I think there will be run cuts in those regions where again they are breakeven to get back in balance. I think we're hearing some European refiners, especially hydro skimmers, are cutting back on the margin as well. So once you get to 0, I think you start seeing the corrective mechanisms come into place and supply start to get cut back accordingly.
Thanks, guys. Thanks, Neil.
Doug Leggate with Bank of America Merrill Lynch. Please go ahead. Your line is open.
Hi, good morning, guys. This is Kalei on for Doug. My first question, just given the blowouts in WCS that began earlier this year, I think the Street is quite familiar with your heavy exposure, but may not be so much with your Canadian light crude exposure. Like you mentioned, Syncrude diffs are blowing out. Just wanted to know if you could remind us of your exposure to the Syncrude benchmark?

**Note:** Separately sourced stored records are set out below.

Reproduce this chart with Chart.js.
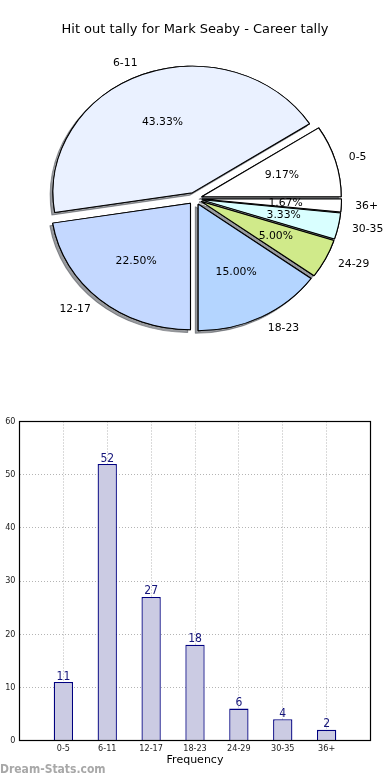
<!DOCTYPE html>
<html>
<head>
<meta charset="utf-8">
<script src="https://cdn.jsdelivr.net/npm/chart.js@4.4.1/dist/chart.umd.min.js"></script>
<style>
	html, body { margin: 0; padding: 0; background: #fff; }
	#wrap { position: relative; width: 390px; height: 780px; overflow: hidden; }
	#pie-chart { position: absolute; left: 0; top: 0; }
	#bar-chart { position: absolute; left: 0; top: 390px; }
	#watermark {
		position: absolute; left: 0; top: 762px;
		font: bold 12px "DejaVu Sans Condensed", "DejaVu Sans", sans-serif;
		color: #a8a8a8;
	}
</style>
</head>
<body>
<div id="wrap">
	<canvas id="pie-chart" width="390" height="400"></canvas>
	<canvas id="bar-chart" width="390" height="390"></canvas>
	<div id="watermark">Dream-Stats.com</div>
</div>
<script>
// Data
const title = 'Hit out tally for Mark Seaby - Career tally';
const categories = ['0-5', '6-11', '12-17', '18-23', '24-29', '30-35', '36+'];
const counts = [11, 52, 27, 18, 6, 4, 2];
const sliceColors = ['#ffffff', '#eaf1ff', '#c4d8ff', '#b4d5ff', '#d0ea8a', '#d9ffff', '#ffffff'];
const yTicks = [0, 10, 20, 30, 40, 50, 60];
const xAxisLabel = 'Frequency';

const FONT = '"DejaVu Sans", sans-serif';
const NARROW = '"DejaVu Sans Condensed", "Liberation Sans Narrow", "DejaVu Sans", sans-serif';

// the pie in the reference is an ellipse, wider than it is tall
const STRETCH_X = 1.103;
const EXPLODE = 6.3;

const total = counts.reduce((a, b) => a + b, 0);

// matplotlib goes counter-clockwise from 3 o'clock, chart.js clockwise,
// so feed the slices in reverse and start at 90deg
const pieLabels = categories.slice().reverse();
const pieValues = counts.slice().reverse();
const pieColors = sliceColors.slice().reverse();

function ellipseFrame(ctx, cx, cy) {
	ctx.translate(cx, cy);
	ctx.scale(STRETCH_X, 1);
	ctx.translate(-cx, -cy);
}

const explodedPie = {
	id: 'explodedPie',
	beforeDatasetDraw(chart, args) {
		const ctx = chart.ctx;
		const arcs = args.meta.data;
		// first pass casts the shadows, second pass draws the wedges on top
		[true, false].forEach(shadow => {
			arcs.forEach(arc => {
				const mid = (arc.startAngle + arc.endAngle) / 2;
				ctx.save();
				ellipseFrame(ctx, arc.x, arc.y);
				ctx.translate(Math.cos(mid) * EXPLODE, Math.sin(mid) * EXPLODE);
				if (shadow) {
					ctx.shadowColor = 'rgba(70, 72, 80, 0.55)';
					ctx.shadowOffsetX = -2.8;
					ctx.shadowOffsetY = 2.6;
				}
				arc.draw(ctx);
				ctx.restore();
			});
		});
		return false;
	},
	afterDatasetsDraw(chart) {
		const ctx = chart.ctx;
		const meta = chart.getDatasetMeta(0);
		ctx.save();
		ctx.font = '10.8px ' + FONT;
		ctx.fillStyle = '#000';
		ctx.textBaseline = 'middle';
		meta.data.forEach((arc, i) => {
			const mid = (arc.startAngle + arc.endAngle) / 2;
			const r = arc.outerRadius;
			const at = d => ({
				x: arc.x + STRETCH_X * Math.cos(mid) * (EXPLODE + d * r),
				y: arc.y + Math.sin(mid) * (EXPLODE + d * r)
			});
			const pct = (pieValues[i] / total * 100).toFixed(2) + '%';
			const p = at(0.6);
			ctx.textAlign = 'center';
			ctx.fillText(pct, p.x, p.y);
			const l = at(1.1);
			ctx.textAlign = Math.cos(mid) > 0 ? 'left' : 'right';
			ctx.fillText(pieLabels[i], l.x, l.y);
		});
		ctx.restore();
	}
};

new Chart(document.getElementById('pie-chart'), {
	type: 'pie',
	data: {
		labels: pieLabels,
		datasets: [{
			data: pieValues,
			backgroundColor: pieColors,
			borderColor: '#000',
			borderWidth: 1
		}]
	},
	options: {
		responsive: false,
		animation: false,
		rotation: 90,
		radius: 126.5,
		layout: {
			padding: { top: 0, left: 0, right: 0, bottom: 50 }
		},
		plugins: {
			legend: { display: false },
			tooltip: { enabled: false },
			title: {
				display: true,
				text: title,
				color: '#000',
				font: { family: FONT, size: 13, weight: 'normal' },
				padding: { top: 21.5, bottom: 10 }
			}
		}
	},
	plugins: [explodedPie]
});

// ---- bar chart ----
// one empty slot on each side so the bars sit a full step in from the frame
const barLabels = [''].concat(categories, ['']);
const barValues = [null].concat(counts, [null]);

const frameBox = {
	id: 'frameBox',
	afterDraw(chart) {
		const a = chart.chartArea;
		const ctx = chart.ctx;
		ctx.save();
		ctx.strokeStyle = '#000';
		ctx.lineWidth = 1.2;
		ctx.strokeRect(a.left, a.top, a.right - a.left, a.bottom - a.top);
		ctx.restore();
	}
};

const barValueLabels = {
	id: 'barValueLabels',
	afterDatasetsDraw(chart) {
		const ctx = chart.ctx;
		const meta = chart.getDatasetMeta(0);
		ctx.save();
		ctx.font = '12px ' + NARROW;
		ctx.fillStyle = '#14147a';
		ctx.textAlign = 'center';
		ctx.textBaseline = 'alphabetic';
		meta.data.forEach((bar, i) => {
			const v = barValues[i];
			if (v === null) return;
			ctx.fillText(String(v), bar.x, bar.y - 2.5);
		});
		ctx.restore();
	}
};

const gridStyle = {
	color: '#b4b4b4',
	lineWidth: 1,
	drawTicks: false,
	offset: false
};

new Chart(document.getElementById('bar-chart'), {
	type: 'bar',
	data: {
		labels: barLabels,
		datasets: [{
			data: barValues,
			backgroundColor: '#cbcbe3',
			borderColor: '#000080',
			borderWidth: 1.3,
			barPercentage: 0.44,
			categoryPercentage: 1
		}]
	},
	options: {
		responsive: false,
		animation: false,
		layout: {
			padding: { top: 31.5, right: 19.5, left: 0, bottom: 0 }
		},
		plugins: {
			legend: { display: false },
			tooltip: { enabled: false }
		},
		scales: {
			x: {
				offset: false,
				z: 1,
				grid: gridStyle,
				border: { display: false, dash: [1, 2] },
				ticks: {
					autoSkip: false,
					maxRotation: 0,
					padding: 3,
					color: '#222',
					font: { family: NARROW, size: 9 }
				},
				title: {
					display: true,
					text: xAxisLabel,
					color: '#000',
					font: { family: FONT, size: 11 },
					padding: { top: 0, bottom: 13 }
				},
				afterFit(scale) { scale.height = 39.5; }
			},
			y: {
				min: yTicks[0],
				max: yTicks[yTicks.length - 1],
				z: 1,
				grid: gridStyle,
				border: { display: false, dash: [1, 2] },
				afterBuildTicks(scale) {
					scale.ticks = yTicks.map(v => ({ value: v }));
				},
				ticks: {
					padding: 4,
					color: '#222',
					font: { family: NARROW, size: 9 }
				},
				afterFit(scale) { scale.width = 19.5; }
			}
		}
	},
	plugins: [frameBox, barValueLabels]
});
</script>
</body>
</html>
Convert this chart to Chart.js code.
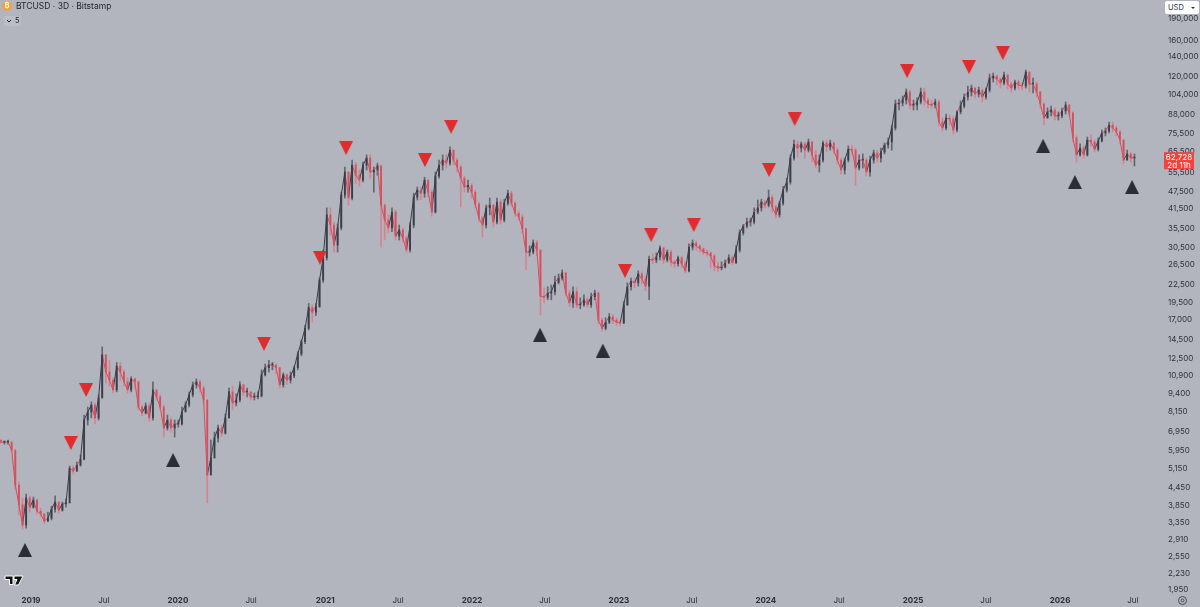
<!DOCTYPE html>
<html>
<head>
<meta charset="utf-8">
<title>BTCUSD 3D</title>
<script src="https://cdn.jsdelivr.net/npm/chart.js@4"></script>
<style>
  html, body { margin: 0; padding: 0; background: #b2b5be; overflow: hidden; }
  #wrap { position: relative; width: 1200px; height: 607px; font-family: Inter, "Noto Sans", sans-serif; color: #23262f; }
  canvas { position: absolute; left: 0; top: 0; }
  .abs { position: absolute; white-space: nowrap; }
  #coin { left: 2px; top: 1px; width: 10px; height: 10px; border-radius: 50%; background: #f7a03a; color: #fff; font-size: 7px; line-height: 10px; text-align: center; font-weight: 700; }
  #title { left: 16px; top: 0; font-size: 8.5px; line-height: 13px; }
  #folded { left: 4px; top: 16px; width: 17px; height: 10px; background: #bbbec6; border-radius: 2px; font-size: 7.5px; line-height: 10px; text-indent: 11px; }
  #usd { left: 1165px; top: 1px; width: 34px; height: 13px; background: #fff; border-radius: 2px; font-size: 7.5px; line-height: 13px; text-indent: 3px; color: #2a2e39; }
  #usd i { position: absolute; right: 4px; top: 6px; border: 2px solid transparent; border-top: 2px solid #2a2e39; }
</style>
</head>
<body>
<div id="wrap">
  <canvas id="chart" width="1200" height="607"></canvas>
  <div class="abs" id="coin">₿</div>
  <div class="abs" id="title">BTCUSD · 3D · Bitstamp</div>
  <div class="abs" id="folded">5</div>
  <svg class="abs" style="left:6px;top:19px" width="6" height="5"><path d="M1 1 L3 3 L5 1" fill="none" stroke="#23262f" stroke-width="1"/></svg>
  <div class="abs" id="usd">USD<i></i></div>
  <svg class="abs" style="left:4px;top:575px" width="20" height="12"><path d="M1 1 H9 V9.5 H5.5 V4.5 H1 Z M10 1 H19 L14.5 10 H10.5 L13 4.5 H10 Z" fill="#111" stroke="#fff" stroke-width="1"/></svg>
  <svg class="abs" style="left:1177px;top:595px" width="11" height="11"><circle cx="5.5" cy="5.5" r="4" fill="none" stroke="#33363f" stroke-width=".8"/><circle cx="5.5" cy="5.5" r="1.4" fill="none" stroke="#33363f" stroke-width=".8"/></svg>
</div>
<script>
// Three-day BTCUSD candles, one of every three kept (nine days apart).
const firstDay = -75;      // days from 1 Jan 2019
const stepDays = 9;

const closes = [
6380,6380,6380,5990,4530,3860,3280,4080,3790,4010,
3670,3590,3390,3470,3730,3950,3700,3890,3920,5180,
5060,5310,5570,7620,8130,8600,7750,9100,12850,11200,
10500,9700,11750,11200,10350,9700,10600,10350,8460,8060,
8540,7750,9700,9170,8460,7150,7620,7150,7380,7380,
8130,8600,9330,10100,10350,9850,8950,4900,5620,6600,
7150,6860,7750,9550,8740,8950,10100,9550,9550,9170,
9170,9250,10950,11600,11850,11850,11600,10100,10950,10500,
10850,11600,12950,14300,15900,18800,18100,18950,23400,28000,
39500,36400,31000,35600,46300,55700,45200,58900,54300,52200,
58900,62300,55700,56600,58500,42700,37900,35600,40400,33300,
35000,32800,29800,36400,45500,48200,47000,52200,47400,40400,
53900,58900,61300,59800,66400,61300,57900,53000,49400,50100,
47400,43100,38500,36400,41800,42700,37300,43800,37900,43400,
47000,43400,40000,38800,35300,29300,29300,31600,29800,20600,
20400,21100,21300,23000,23800,24800,21100,19500,21300,19200,
19200,20000,19200,20500,21100,17000,15900,16700,17450,17000,
16700,16600,19200,22200,23200,22900,24600,23600,22300,27700,
27500,28200,30300,27500,29300,27100,26700,28000,26700,25200,
30500,31500,30800,30100,29300,29100,28400,26200,25800,26000,
26900,28000,26900,29800,34200,36100,37300,37300,40400,41800,
43800,42700,45500,42100,39500,43400,48200,51400,62300,69500,
67500,69800,66400,70900,63900,58900,61300,70300,68100,70300,
66400,61300,56600,61300,66900,66400,57500,61300,61300,55700,
61300,64900,62300,65400,69200,70900,79300,96100,96900,99200,
105800,95300,95300,97700,105800,99200,96100,95300,97700,83200,
79300,85900,85200,78000,90200,94600,101700,105800,109200,104100,
107500,101700,107500,118300,120200,117400,113700,121200,112800,109200,
114600,111900,111000,124200,112800,112800,105800,96100,85900,90200,
91600,87300,87300,90900,95300,89500,73200,63900,67500,63900,
72000,70900,66900,71400,76200,77400,81200,79300,76800,72000,
61300,64400,62300,62728];

const highs = [
6490,6440,6490,6440,5990,4640,4080,4210,4150,4110,
4050,3760,3590,3640,3820,4150,3950,3950,4050,5270,
5270,5440,5750,7930,8460,8820,8740,9330,13700,12850,
12300,10700,12100,12100,11400,10700,10780,10700,10430,8600,
8740,8680,10350,9700,9330,8600,7930,7750,7620,7620,
8460,8820,9550,10350,10600,10500,10000,8950,6490,6920,
7320,7320,8000,9850,10000,9400,10350,10150,9850,9550,
9470,9550,11400,11950,12300,12100,11950,11600,11120,11050,
11200,11750,13200,14500,16300,19400,19200,19400,23800,29800,
41800,41800,37300,36700,47400,57900,55700,61300,60300,56600,
60300,63900,63900,57900,59800,58900,43100,39500,41800,41100,
36400,35600,33300,37300,47000,49400,49400,53400,52200,48200,
55700,61300,63900,63900,68100,66400,62300,58900,53900,52200,
50900,48200,43800,39100,42700,45200,43100,45200,44500,44800,
48200,47800,44100,40700,39500,35600,30800,32300,32300,29800,
22000,22200,22500,24200,24600,25400,25000,21600,22200,22000,
20300,20800,20300,21100,21600,21300,17300,17300,17900,17800,
17300,17000,19700,22900,23800,23800,25200,25000,24200,28400,
28900,29100,30800,30300,29800,29800,27500,28400,28400,27100,
31300,32300,32000,31000,30300,29800,29300,28700,27100,27100,
27500,28700,28400,30800,35000,36600,38500,38500,41800,44500,
44800,44500,48200,46300,42700,44100,49700,53000,63900,72000,
71400,70900,70900,72600,71400,66400,63900,71400,72000,72000,
70900,67500,62300,62300,68700,69200,67500,63900,64400,62300,
63300,66400,66400,67500,70300,73200,81200,99200,100000,102500,
108400,107500,99200,100900,109200,109200,100900,99200,100000,99200,
85900,88700,88000,86600,90900,98500,104100,111000,111900,110100,
110100,107500,109200,122200,123200,121200,118300,124200,122200,114600,
116500,116500,113700,126200,124200,118300,114600,106600,97000,93100,
94600,93100,90200,93100,97700,96100,90200,74400,69800,68700,
73800,75000,72000,73200,78000,79300,83200,83200,80600,78000,
72000,66400,65400,64400];

const lows = [
6330,6280,6280,5890,4350,3560,3180,3200,3640,3760,
3590,3510,3330,3370,3420,3640,3610,3670,3790,4080,
4940,5060,5270,5530,7320,7750,7380,7620,9100,10250,
10000,9470,9550,10500,10000,9470,9550,9850,8260,7870,
8000,7560,7620,8950,8260,6650,7030,6920,6650,7200,
7320,8260,8460,9170,9850,9550,8680,3920,5100,6230,
6380,6700,6810,7750,8260,8540,8820,9250,9170,8950,
8950,9020,9170,10850,11200,11400,11050,9850,9920,10150,
10250,10700,11400,12750,14050,15700,16700,17600,18800,23000,
27500,33600,29300,29300,35000,45200,42700,44500,50900,49700,
51400,56600,53000,47400,54300,30500,32300,34200,34500,32300,
32300,31800,29300,29300,35600,44500,44500,45500,45500,39100,
40100,53000,56600,57500,58900,58900,55700,42100,47400,47400,
45200,41800,37300,33100,35600,39500,35800,36700,36700,37300,
42700,42400,39100,37900,34200,25400,28400,28900,28400,17700,
19500,20000,20000,20800,22700,23400,20600,18950,18800,18800,
18600,18950,18800,18800,20000,16500,15550,15700,16500,16500,
16300,16200,16500,19100,21600,22000,22300,22700,21500,20000,
26700,26900,27500,26700,27100,26200,25800,26200,25800,24800,
25000,29800,29800,29300,28700,28400,25800,25200,25000,25400,
25800,26700,26500,26700,29300,33600,35600,36100,36700,39800,
40700,41800,42100,40400,38500,38800,42700,47400,50500,61300,
62800,65400,62300,65400,60300,57500,55700,60300,65400,66400,
64400,59400,54800,54800,60300,63900,50100,56600,57500,53900,
53900,59800,60300,60300,64400,67500,66400,78000,91600,94600,
96100,92400,91600,91600,96100,95300,93100,93100,93100,80600,
77400,78000,81200,75600,76800,88700,93100,99200,102500,100900,
101700,97700,100000,105800,114600,111900,109200,111900,108400,105800,
107500,108400,107500,109200,105800,105000,101700,93100,81200,85900,
87300,84500,84500,85900,88700,87300,70900,60300,63300,62300,
63300,68700,65400,65900,70900,74400,76200,76800,74400,69800,
59400,61300,60300,58500];

// Signal markers: day offset and price level.
const sellDays   = [99,137,579,718,783,979,1044,1476,1541,1647,1834,1898,2177,2331,2415];
const sellPrices = [6340,9700,14050,28000,67500,61300,80000,25200,33600,36400,56600,85200,125200,129300,144600];
const buyDays    = [-15,353,1265,1421,2515,2594,2736];
const buyPrices  = [2690,5530,15100,13300,68700,51400,49400];

// Axis labels.
const priceTicks = [190000,160000,140000,120000,104000,88000,75500,65500,55500,47500,41500,35500,30500,26500,22500,19500,17000,14500,12500,10900,9400,8150,6950,5950,5150,4450,3850,3350,2910,2550,2230,1950];
const timeTicks  = [0,181,365,547,731,912,1096,1277,1461,1642,1826,2008,2192,2373,2557,2738];
const timeLabels = ['2019','Jul','2020','Jul','2021','Jul','2022','Jul','2023','Jul','2024','Jul','2025','Jul','2026','Jul'];
const lastPrice  = 62728;
const countdown  = '2d 11h';

const UP = '#3a3e49', DOWN = '#d4505f', UP_WICK = '#62666f', DOWN_WICK = '#d5848e';
const FONT = 'Inter, "Noto Sans", sans-serif';

const days = closes.map((_, i) => firstDay + i * stepDays);
const opens = closes.map((c, i) => i ? closes[i - 1] : highs[0]);
const isUp = closes.map((c, i) => c >= opens[i]);

// Filled triangular marker pointing up or down.
function triangle(color, down) {
  const c = document.createElement('canvas');
  c.width = 14; c.height = 14;
  const g = c.getContext('2d');
  g.fillStyle = color;
  g.beginPath();
  if (down) { g.moveTo(0, 0); g.lineTo(14, 0); g.lineTo(7, 14); }
  else      { g.moveTo(7, 0); g.lineTo(14, 14); g.lineTo(0, 14); }
  g.closePath();
  g.fill();
  return c;
}

// Last-price tag on the price axis.
const priceTag = {
  id: 'priceTag',
  afterDraw(chart) {
    const g = chart.ctx, y = chart.scales.y.getPixelForValue(lastPrice);
    g.save();
    g.fillStyle = '#f5423f';
    g.fillRect(1164, y - 5, 30, 17);
    g.fillStyle = '#fff';
    g.font = '8px ' + FONT;
    g.textAlign = 'center';
    g.textBaseline = 'middle';
    g.fillText(lastPrice.toLocaleString('en-US'), 1179, y);
    g.fillText(countdown, 1179, y + 8);
    g.restore();
  }
};

new Chart(document.getElementById('chart'), {
  type: 'bar',
  plugins: [priceTag],
  data: {
    datasets: [
      { type: 'scatter', label: 'Sell', order: 0,
        data: sellDays.map((d, i) => ({ x: d, y: sellPrices[i] })),
        pointStyle: triangle('#e02c2e', true), pointRadius: 7 },
      { type: 'scatter', label: 'Buy', order: 0,
        data: buyDays.map((d, i) => ({ x: d, y: buyPrices[i] })),
        pointStyle: triangle('#2a2d36', false), pointRadius: 7 },
      { label: 'Body', order: 1, grouped: false, barThickness: 1.2, minBarLength: 1,
        data: days.map((d, i) => ({ x: d, y: [opens[i], closes[i]] })),
        backgroundColor: isUp.map(u => u ? UP : DOWN) },
      { type: 'line', label: 'Close', order: 2, pointRadius: 0, borderWidth: 1, tension: 0,
        data: days.map((d, i) => ({ x: d, y: closes[i] })),
        borderColor: DOWN,
        // strong advances read as dark runs, everything else as the red trace
        segment: { borderColor: s => s.p1.parsed.y / s.p0.parsed.y > 1.05 ? UP : DOWN } },
      { label: 'Wick', order: 3, grouped: false, barThickness: 1,
        data: days.map((d, i) => ({ x: d, y: [lows[i], highs[i]] })),
        backgroundColor: isUp.map(u => u ? UP_WICK : DOWN_WICK) }
    ]
  },
  options: {
    responsive: false,
    animation: false,
    layout: { padding: 0, autoPadding: false },
    plugins: { legend: { display: false }, tooltip: { enabled: false } },
    scales: {
      x: {
        type: 'linear', min: -77, max: 2808, offset: false,
        grid: { display: false, drawTicks: false }, border: { display: false },
        afterFit(s) { s.height = 15; s.paddingLeft = 0; s.paddingRight = 0; },
        afterBuildTicks(s) { s.ticks = timeTicks.map(v => ({ value: v })); },
        ticks: {
          autoSkip: false, maxRotation: 0, padding: 4, color: '#2a2d36',
          callback: v => timeLabels[timeTicks.indexOf(v)],
          font: ctx => {
            const year = ctx.tick && timeLabels[timeTicks.indexOf(ctx.tick.value)] !== 'Jul';
            return { family: FONT, size: 8, weight: year ? '700' : '400' };
          }
        }
      },
      y: {
        type: 'logarithmic', position: 'right', min: 1919, max: 221300,
        grid: { display: false, drawTicks: false }, border: { display: false },
        afterFit(s) { s.width = 39; s.paddingTop = 0; s.paddingBottom = 0; },
        afterBuildTicks(s) { s.ticks = priceTicks.map(v => ({ value: v })); },
        ticks: {
          autoSkip: false, padding: 7, color: '#2f323b',
          font: { family: FONT, size: 8 },
          callback: v => Number(v).toLocaleString('en-US')
        }
      }
    }
  }
});
</script>
</body>
</html>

Ekalo, it's Tom. We do produce supplies of synthetic crude oil and move it down express or to the Eastern refineries in the Mid Con when economic conditions dictate. But usually what we found is that the heavy oil is a better choice for us based on economics. So we do do that, But we do have a consistent movement down the Express Pipeline to both Woods Cross and the Cheyenne refineries. So we do have some exposure to it, but our exposure is much more heavily weighted to the heavy barrel.
Sure, definitely. Would you be able to quantify?
No, I
think Clay, to Tom's point, it varies depending on the interrelationship with other light crudes at the time. So there's not a consistent answer to that.
For sure. Next question, can you just give us your outlook on Midland spreads and how that will evolve through the end of 2019 in light of the 2 early service announcements on Plains and EPYC?
Sure. Yes, we saw, as everyone else did, we saw some pretty wide differentials pushing $18 and then they came into $3 on the basis of both Epic and Sunrise. As Sunrise is finishing up their line filling procedure, We've seen the differentials tend to widen out $6 to $7 We expect that to continue in the foreseeable future until late 2019 when more pipe capacity comes on.
Great. Thanks for taking my questions, guys.
Your next question is from Jason Gabelman with Cowen. Please go ahead. Your line is open.
Hey, guys. How's it going? I wanted to ask a question about Cheyenne and Prop 112. I'm just wondering how much of the crude sourced into Cheyenne is local. And if Prop 112 does in fact pass, is there a concern that your crude that the cost of supplying crude into the refinery will increase whether that's due to higher costs of locally sourced crudes or if you have to source incremental crude from the Bakken and that diff tightens up?
Yes. Well, we don't see that as an issue, Jason. Very little of our crude to Cheyenne comes from Colorado. So most of it comes from other states in the area or as Tom just mentioned from Canada via the Express Pipeline.
Yes. And if I could just push back a little bit on that. If there if it does pass, I mean, even if your crude is sourced from another state, is there concern that maybe differentials tighten up from where those other crudes are being sourced from and that would increase the cost of supply into the plant?
Not really. On the grand scheme of things with what's going on at Guernsey, the Guernsey market with Bakken being so constrained to get to Cushing and highly discounted, what's going on in Colorado is really rounding here.
All right. Thanks a lot, guys.
Thank you. Thank you.
There are no further questions at this time. I'd now turn the call back over to Mr. Birie for closing remarks.
Thanks, everyone. We appreciate you taking the time to join us on today's call. If you have any follow-up questions, as always, reach out to Investor Relations. Otherwise, we look forward to sharing our Q4 results with you in February.
Thank you. This does conclude today's teleconference. Please disconnect your lines at this time and have a wonderful day.